[Start of RECORDED DATA]

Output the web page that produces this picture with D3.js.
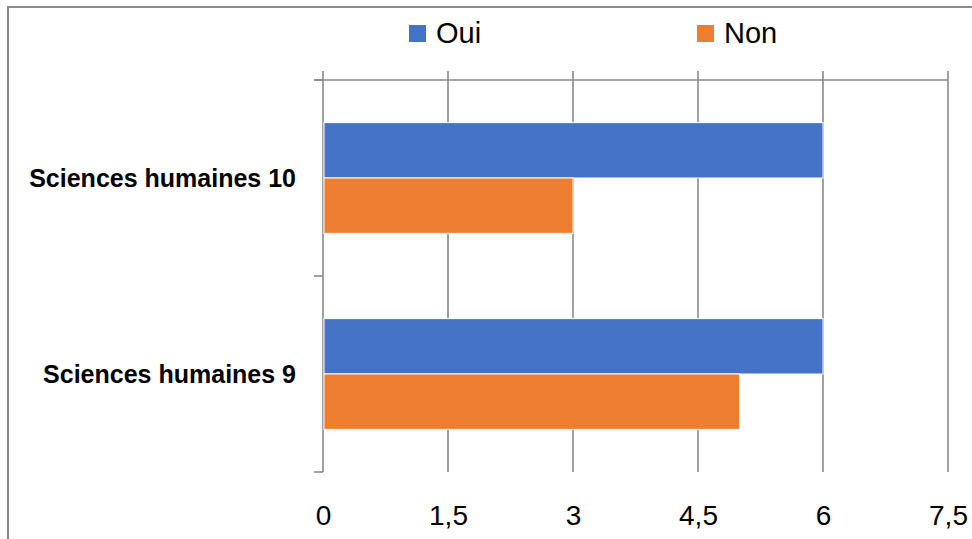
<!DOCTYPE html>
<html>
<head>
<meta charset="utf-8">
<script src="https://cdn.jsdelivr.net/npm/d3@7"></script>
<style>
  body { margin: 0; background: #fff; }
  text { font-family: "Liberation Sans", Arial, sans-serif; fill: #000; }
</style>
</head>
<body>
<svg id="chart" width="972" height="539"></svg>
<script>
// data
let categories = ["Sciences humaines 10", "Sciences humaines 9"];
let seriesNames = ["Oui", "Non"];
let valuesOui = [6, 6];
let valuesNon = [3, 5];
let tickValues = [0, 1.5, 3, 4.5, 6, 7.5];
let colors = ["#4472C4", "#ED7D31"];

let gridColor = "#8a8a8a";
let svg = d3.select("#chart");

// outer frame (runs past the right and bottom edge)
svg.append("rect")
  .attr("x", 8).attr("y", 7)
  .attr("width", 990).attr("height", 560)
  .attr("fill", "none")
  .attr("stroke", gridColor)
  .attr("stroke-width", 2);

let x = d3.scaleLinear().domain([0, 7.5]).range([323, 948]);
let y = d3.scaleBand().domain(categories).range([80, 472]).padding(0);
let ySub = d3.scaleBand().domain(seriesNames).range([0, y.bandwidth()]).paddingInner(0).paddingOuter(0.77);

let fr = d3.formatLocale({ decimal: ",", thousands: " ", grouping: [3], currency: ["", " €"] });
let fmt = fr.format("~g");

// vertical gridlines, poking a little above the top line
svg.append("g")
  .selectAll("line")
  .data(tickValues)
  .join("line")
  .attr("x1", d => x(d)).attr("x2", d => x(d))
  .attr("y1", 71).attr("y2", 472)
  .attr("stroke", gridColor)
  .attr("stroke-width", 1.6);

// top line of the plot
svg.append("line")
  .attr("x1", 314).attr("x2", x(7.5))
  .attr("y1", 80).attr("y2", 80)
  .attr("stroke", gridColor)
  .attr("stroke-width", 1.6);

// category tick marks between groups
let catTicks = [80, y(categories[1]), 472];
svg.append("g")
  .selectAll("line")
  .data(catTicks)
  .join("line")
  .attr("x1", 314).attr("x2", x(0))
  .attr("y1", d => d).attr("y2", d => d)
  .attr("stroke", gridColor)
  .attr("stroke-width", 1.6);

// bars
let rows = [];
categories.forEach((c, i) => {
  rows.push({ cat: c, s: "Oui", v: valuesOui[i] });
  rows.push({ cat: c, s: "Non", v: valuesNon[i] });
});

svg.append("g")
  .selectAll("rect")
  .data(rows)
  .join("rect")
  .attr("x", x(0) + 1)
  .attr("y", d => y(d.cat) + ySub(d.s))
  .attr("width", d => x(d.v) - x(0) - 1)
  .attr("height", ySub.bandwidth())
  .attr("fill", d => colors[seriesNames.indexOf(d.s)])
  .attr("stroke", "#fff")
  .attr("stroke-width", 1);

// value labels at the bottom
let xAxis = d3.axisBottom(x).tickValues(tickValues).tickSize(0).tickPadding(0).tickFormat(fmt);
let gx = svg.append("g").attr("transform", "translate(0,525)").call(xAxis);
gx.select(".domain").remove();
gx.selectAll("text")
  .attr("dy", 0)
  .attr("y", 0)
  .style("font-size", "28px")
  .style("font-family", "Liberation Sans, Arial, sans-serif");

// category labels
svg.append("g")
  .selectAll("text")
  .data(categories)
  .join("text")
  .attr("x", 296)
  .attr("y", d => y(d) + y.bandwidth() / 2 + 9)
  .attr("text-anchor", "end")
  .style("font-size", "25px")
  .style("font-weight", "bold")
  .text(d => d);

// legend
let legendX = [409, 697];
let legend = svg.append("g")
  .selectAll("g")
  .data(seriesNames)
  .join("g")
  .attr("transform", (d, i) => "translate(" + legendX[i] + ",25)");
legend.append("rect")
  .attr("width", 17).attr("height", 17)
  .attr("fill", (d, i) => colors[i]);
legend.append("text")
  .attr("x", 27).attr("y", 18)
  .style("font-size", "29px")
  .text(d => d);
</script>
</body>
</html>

[End of RECORDED DATA]

Write out the whole listing exactly, and drop the pictures.

Output the web page that produces this picture with D3.js.
<!DOCTYPE html>
<html>
<head>
<meta charset="utf-8">
<script src="https://cdn.jsdelivr.net/npm/d3@7"></script>
<style>
  body { margin: 0; background: #fff; }
  text { font-family: "Liberation Sans", Arial, sans-serif; fill: #000; }
</style>
</head>
<body>
<svg id="chart" width="972" height="539"></svg>
<script>
// data
let categories = ["Sciences humaines 10", "Sciences humaines 9"];
let seriesNames = ["Oui", "Non"];
let valuesOui = [6, 6];
let valuesNon = [3, 5];
let tickValues = [0, 1.5, 3, 4.5, 6, 7.5];
let colors = ["#4472C4", "#ED7D31"];

let gridColor = "#8a8a8a";
let svg = d3.select("#chart");

// outer frame (runs past the right and bottom edge)
svg.append("rect")
  .attr("x", 8).attr("y", 7)
  .attr("width", 990).attr("height", 560)
  .attr("fill", "none")
  .attr("stroke", gridColor)
  .attr("stroke-width", 2);

let x = d3.scaleLinear().domain([0, 7.5]).range([323, 948]);
let y = d3.scaleBand().domain(categories).range([80, 472]).padding(0);
let ySub = d3.scaleBand().domain(seriesNames).range([0, y.bandwidth()]).paddingInner(0).paddingOuter(0.77);

let fr = d3.formatLocale({ decimal: ",", thousands: " ", grouping: [3], currency: ["", " €"] });
let fmt = fr.format("~g");

// vertical gridlines, poking a little above the top line
svg.append("g")
  .selectAll("line")
  .data(tickValues)
  .join("line")
  .attr("x1", d => x(d)).attr("x2", d => x(d))
  .attr("y1", 71).attr("y2", 472)
  .attr("stroke", gridColor)
  .attr("stroke-width", 1.6);

// top line of the plot
svg.append("line")
  .attr("x1", 314).attr("x2", x(7.5))
  .attr("y1", 80).attr("y2", 80)
  .attr("stroke", gridColor)
  .attr("stroke-width", 1.6);

// category tick marks between groups
let catTicks = [80, y(categories[1]), 472];
svg.append("g")
  .selectAll("line")
  .data(catTicks)
  .join("line")
  .attr("x1", 314).attr("x2", x(0))
  .attr("y1", d => d).attr("y2", d => d)
  .attr("stroke", gridColor)
  .attr("stroke-width", 1.6);

// bars
let rows = [];
categories.forEach((c, i) => {
  rows.push({ cat: c, s: "Oui", v: valuesOui[i] });
  rows.push({ cat: c, s: "Non", v: valuesNon[i] });
});

svg.append("g")
  .selectAll("rect")
  .data(rows)
  .join("rect")
  .attr("x", x(0) + 1)
  .attr("y", d => y(d.cat) + ySub(d.s))
  .attr("width", d => x(d.v) - x(0) - 1)
  .attr("height", ySub.bandwidth())
  .attr("fill", d => colors[seriesNames.indexOf(d.s)])
  .attr("stroke", "#fff")
  .attr("stroke-width", 1);

// value labels at the bottom
let xAxis = d3.axisBottom(x).tickValues(tickValues).tickSize(0).tickPadding(0).tickFormat(fmt);
let gx = svg.append("g").attr("transform", "translate(0,525)").call(xAxis);
gx.select(".domain").remove();
gx.selectAll("text")
  .attr("dy", 0)
  .attr("y", 0)
  .style("font-size", "28px")
  .style("font-family", "Liberation Sans, Arial, sans-serif");

// category labels
svg.append("g")
  .selectAll("text")
  .data(categories)
  .join("text")
  .attr("x", 296)
  .attr("y", d => y(d) + y.bandwidth() / 2 + 9)
  .attr("text-anchor", "end")
  .style("font-size", "25px")
  .style("font-weight", "bold")
  .text(d => d);

// legend
let legendX = [409, 697];
let legend = svg.append("g")
  .selectAll("g")
  .data(seriesNames)
  .join("g")
  .attr("transform", (d, i) => "translate(" + legendX[i] + ",25)");
legend.append("rect")
  .attr("width", 17).attr("height", 17)
  .attr("fill", (d, i) => colors[i]);
legend.append("text")
  .attr("x", 27).attr("y", 18)
  .style("font-size", "29px")
  .text(d => d);
</script>
</body>
</html>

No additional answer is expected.